Im Streitfall ging es um die Frage, ob die Übertragung einer Reinvestitionsrücklage i.S.d. § 6b EStG von einer Muttergesellschaft (Stpfl.) auf ihre Tochtergesellschaft bei der Ermittlung der Überentnahmen bei der Stpfl. wie eine Einlage zu berücksichtigen ist. Dies vor dem Hintergrund, dass tatsächlich angefallene Schuldzinsen unter bestimmten Umständen dann vom steuerlichen Abzug ausgeschlossen oder beschränkt sind, wenn Überentnahmen vorliegen und diese Ermittlung eventueller Überentnahmen streng betriebsbezogen zu erfolgen hat. Eine Überentnahme liegt danach vor, wenn die Entnahmen die Summe des Gewinns und der Einlagen des Wirtschaftsjahres (Wj.) übersteigen. In diesem Fall werden die nicht abziehbaren Schuldzinsen typisiert ermittelt mit 6 % der Überentnahme des Wj. zzgl. der Überentnahmen der Vorjahre und abzgl. der Unterentnahmen der Vorjahre. Der sich dabei ergebende Betrag, höchstens jedoch der um 2 050 € verminderte Betrag der angefallenen Schuldzinsen, ist dem Gewinn hinzuzurechnen. Der Abzug von Schuldzinsen für Darlehen zur Finanzierung von Anschaffungs- oder Herstellungskosten von Wirtschaftsgütern des Anlagevermögens bleibt hingegen unberührt.

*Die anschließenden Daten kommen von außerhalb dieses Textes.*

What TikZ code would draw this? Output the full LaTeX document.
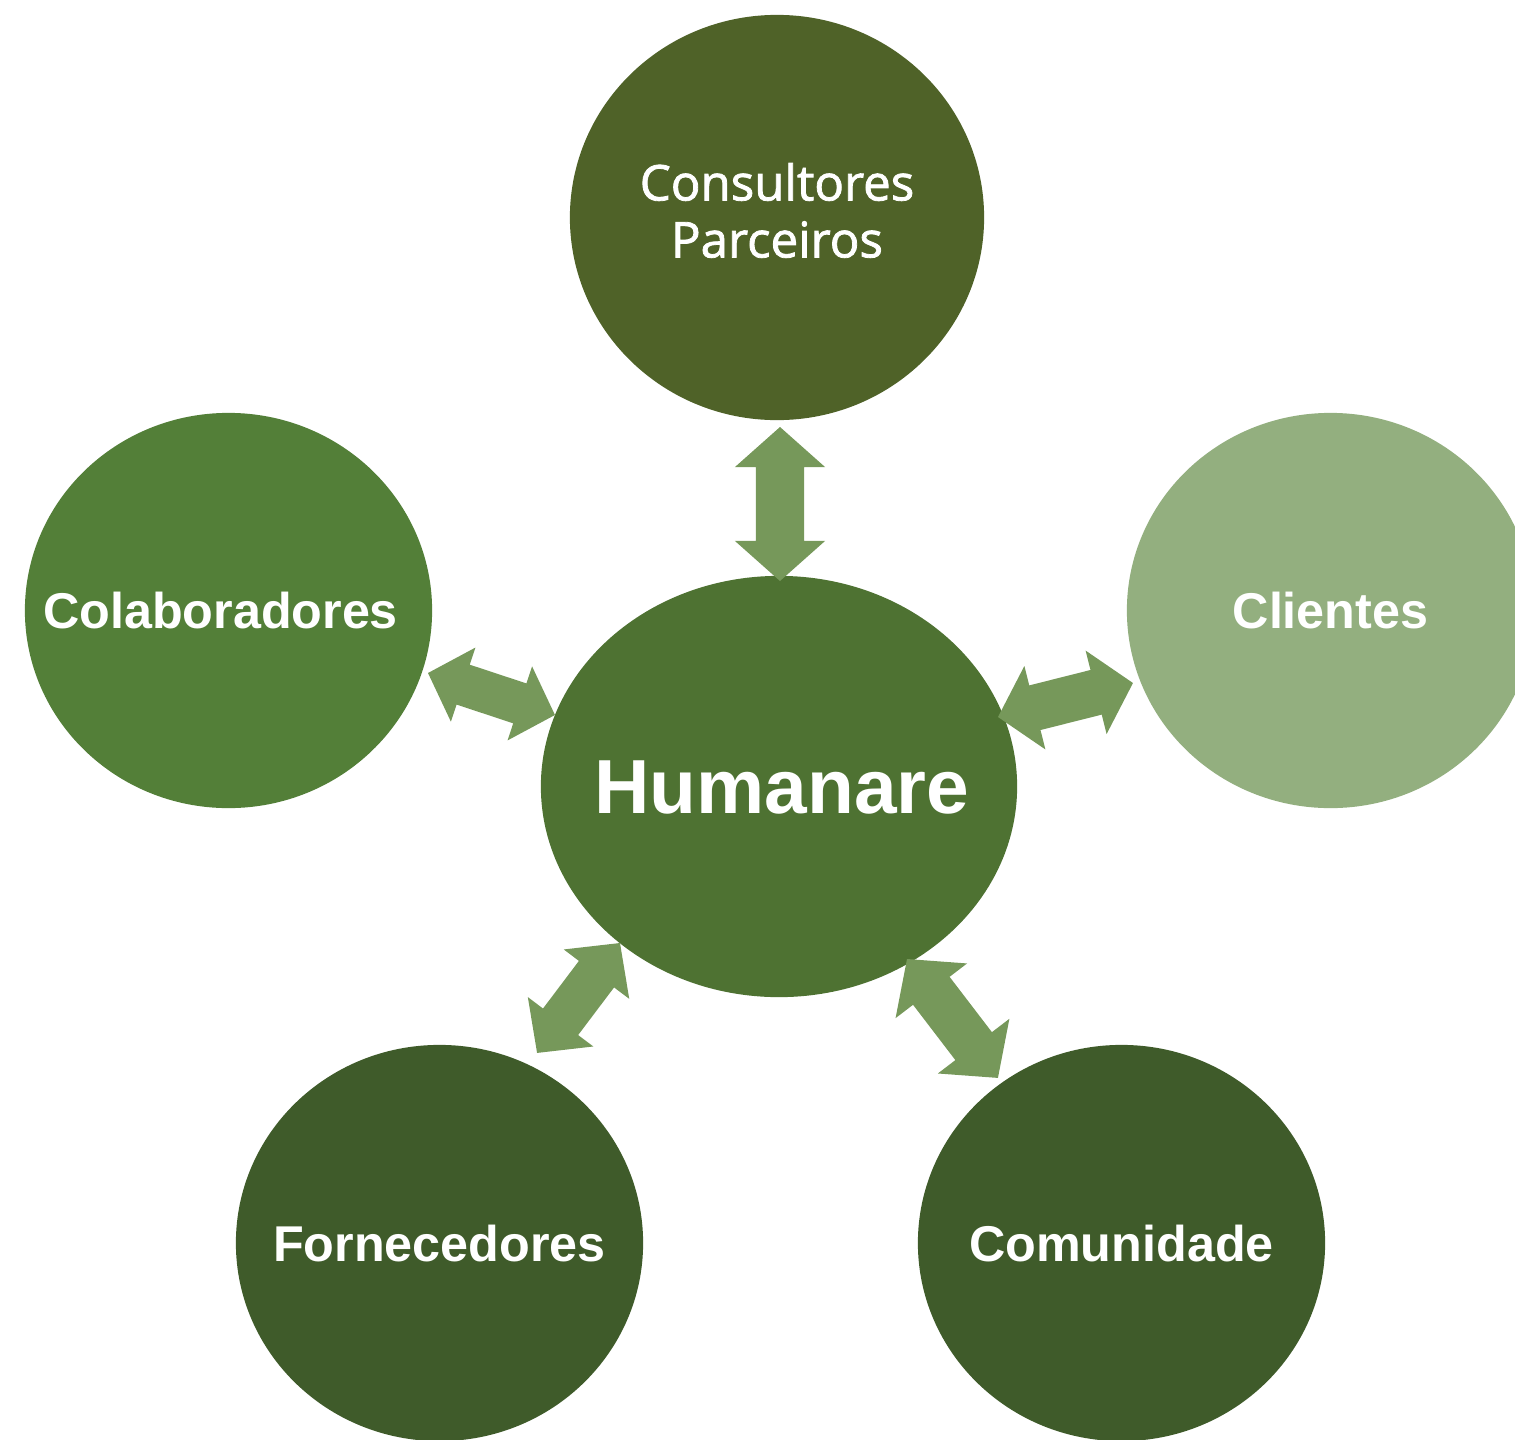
\documentclass[tikz,border=0pt]{standalone}
\usepackage{fontspec}
\setmainfont{Liberation Sans}
\newfontfamily\captionsans[FakeBold=1.6]{Open Sans}
\usetikzlibrary{shapes.geometric,calc}

\definecolor{olivegreen}{HTML}{4F6228}
\definecolor{colabgreen}{HTML}{537F38}
\definecolor{hubgreen}{HTML}{4E7232}
\definecolor{clientgreen}{HTML}{93AF7F}
\definecolor{deepgreen}{HTML}{3F5B2A}
\definecolor{linkgreen}{HTML}{76985A}

% double-headed block arrow from #1 to #2
% #3 shaft half width, #4 head half width, #5 head length
\newcommand\biarrow[5]{%
  \fill[link] let \p1=($(#2)-(#1)$), \n1={atan2(\y1,\x1)}, \n2={veclen(\x1,\y1)} in
    [shift={(#1)}, rotate=\n1]
    (0pt,0pt) -- (#5,#4) -- (#5,#3) -- ({\n2*1pt-#5},#3) -- ({\n2*1pt-#5},#4)
    -- ({\n2*1pt},0pt) -- ({\n2*1pt-#5},-#4) -- ({\n2*1pt-#5},-#3)
    -- (#5,-#3) -- (#5,-#4) -- cycle;}

\begin{document}
\begin{tikzpicture}[x=0.01cm, y=-0.01cm,
  disc/.style={ellipse, inner sep=0pt, outer sep=0pt, text=white},
  armlabel/.style={font=\bfseries\fontsize{14.3pt}{17pt}\selectfont,
                   text height=10.25pt, text depth=0pt},
  link/.style={fill=linkgreen}]
\useasboundingbox (0,0) rectangle (1515,1439);
\clip (0,0) rectangle (1515,1439);

% outer partners
\node[disc, fill=olivegreen, minimum width=4.14cm, minimum height=4.05cm,
      font=\captionsans\fontsize{14pt}{16.2pt}\selectfont] (top) at (777,217.5)
  {\makebox[0pt]{\begin{tabular}{@{}c@{}}Consultores\\Parceiros\end{tabular}}};
\node[disc, armlabel, fill=colabgreen, minimum width=4.07cm, minimum height=3.95cm]
  (colab) at (228.5,610.5) {\makebox[0pt]{\hspace*{-0.16cm}Colaboradores}};
\node[disc, armlabel, fill=clientgreen, minimum width=4.07cm, minimum height=3.95cm]
  (clientes) at (1330.5,610.5) {\makebox[0pt]{Clientes}};
\node[disc, armlabel, fill=deepgreen, minimum width=4.07cm, minimum height=3.96cm]
  (forn) at (439.5,1243) {\makebox[0pt]{Fornecedores}};
\node[disc, armlabel, fill=deepgreen, minimum width=4.07cm, minimum height=3.96cm]
  (comun) at (1121.5,1243) {\makebox[0pt]{Comunidade}};

% hub
\node[disc, fill=hubgreen, minimum width=4.76cm, minimum height=4.21cm,
      font=\bfseries\fontsize{21.8pt}{25pt}\selectfont,
      text height=15.6pt, text depth=0pt] (hum) at (779,786.5)
  {\makebox[0pt]{\hspace*{0.06cm}Humanare}};

% arrow end points
\coordinate (topA) at (780,427);   \coordinate (topB) at (780,581);
\coordinate (colA) at (428,673);   \coordinate (colB) at (555,715);
\coordinate (cliA) at (998,717);   \coordinate (cliB) at (1133,683);
\coordinate (forA) at (620,943);   \coordinate (forB) at (537,1053);
\coordinate (comA) at (907,959);   \coordinate (comB) at (998,1078);

\biarrow{topA}{topB}{0.24cm}{0.45cm}{0.40cm}
\biarrow{colA}{colB}{0.21cm}{0.39cm}{0.37cm}
\biarrow{cliA}{cliB}{0.23cm}{0.43cm}{0.38cm}
\biarrow{forA}{forB}{0.22cm}{0.41cm}{0.39cm}
\biarrow{comA}{comB}{0.23cm}{0.45cm}{0.40cm}
\end{tikzpicture}
\end{document}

Nach einer im Schrifttum vertretenen Auffassung führt die Übertragung der stillen Reserven auf einen anderen Betrieb des Stpfl. oder eine Mitunternehmerschaft zu einer Einlage bei dem Betrieb, bei dem die Veräußerung stattgefunden hat und zu einer Entnahme bei dem Betrieb, bei dem die Übertragung der stillen Reserven auf Anschaffungskosten von Reinvestitionsobjekten erfolgt. Dieser Ansicht folgt das FG München nun mit Entscheidung vom 18.3.2021 (Az. 10 K 1984/18) nicht und behandelt die Übertragung der Reinvestitionsrücklage im Streitfall nicht als Einlage bei der Stpfl.
Die Frage, ob eine überentnahmemindernde Einlage vorliegt, ist nach Auffassung des Gerichts betriebsbezogen zu beantworten. Voraussetzung ist mithin die Zuführung eines einlagefähigen Wirtschaftsguts in das Betriebsvermögen der zu betrachtenden Gesellschaft. Hieran fehlte es nach Ansicht des Gerichts im Streitfall. Die Übertragung der Rücklage nach § 6b EStG anlässlich der Veräußerung der Betriebsgrundstücke von der Stpfl. auf die Untergesellschaften konnte nicht zu einer Einlage bei der Stpfl. führen, da die Übertragung der Rücklage ausschließlich der Neutralisation des steuerbilanziellen Veräußerungsgewinns im Veräußerungsbetrieb dient, aber kein einlagefähiges Wirtschaftsgut darstellt.
Hinweis:
Gegen dieses Urteil ist nun unter dem Az. IV R 8/21 die Revision beim BFH anhängig. Es bleibt daher abzuwarten, ob der BFH seine bisherige Rechtsprechung im Hinblick auf mehrstöckige Personengesellschaften anpasst. Jedenfalls hielt es auch das Finanzamt im Streitfall unter Berücksichtigung des finalen Entnahmebegriffs grundsätzlich für naheliegend, die Frage des Vorliegens von Überentnahmen betriebsübergreifend zu beantworten und Vermögensbewegungen zwischen zwei Betriebsvermögen eines Stpfl. weder als Entnahmen noch als Einlagen i.S.d. Sonderregelung zum Schuldzinsenabzug zu erfassen.
Handlungsempfehlung:
Nach der bisherigen Rechtsprechung muss die Frage der Ermittlung von Entnahmen und Einlagen zwecks Prüfung eines einschränkenden Abzugs von Schuldzinsen streng auf den einzelnen Betrieb bezogen werden. Selbst Entnahmen/Einlagen zwischen zwei Betrieben desselben Stpfl. werden also erfasst, auch wenn hiermit keine Mittel dem Gesellschafter selbst zufließen, was eigentlich nach dem Sinn und Zweck der Vorschrift den Tatbestand darstellt, der ggf. zum begrenzten Schuldzinsenabzug führen soll.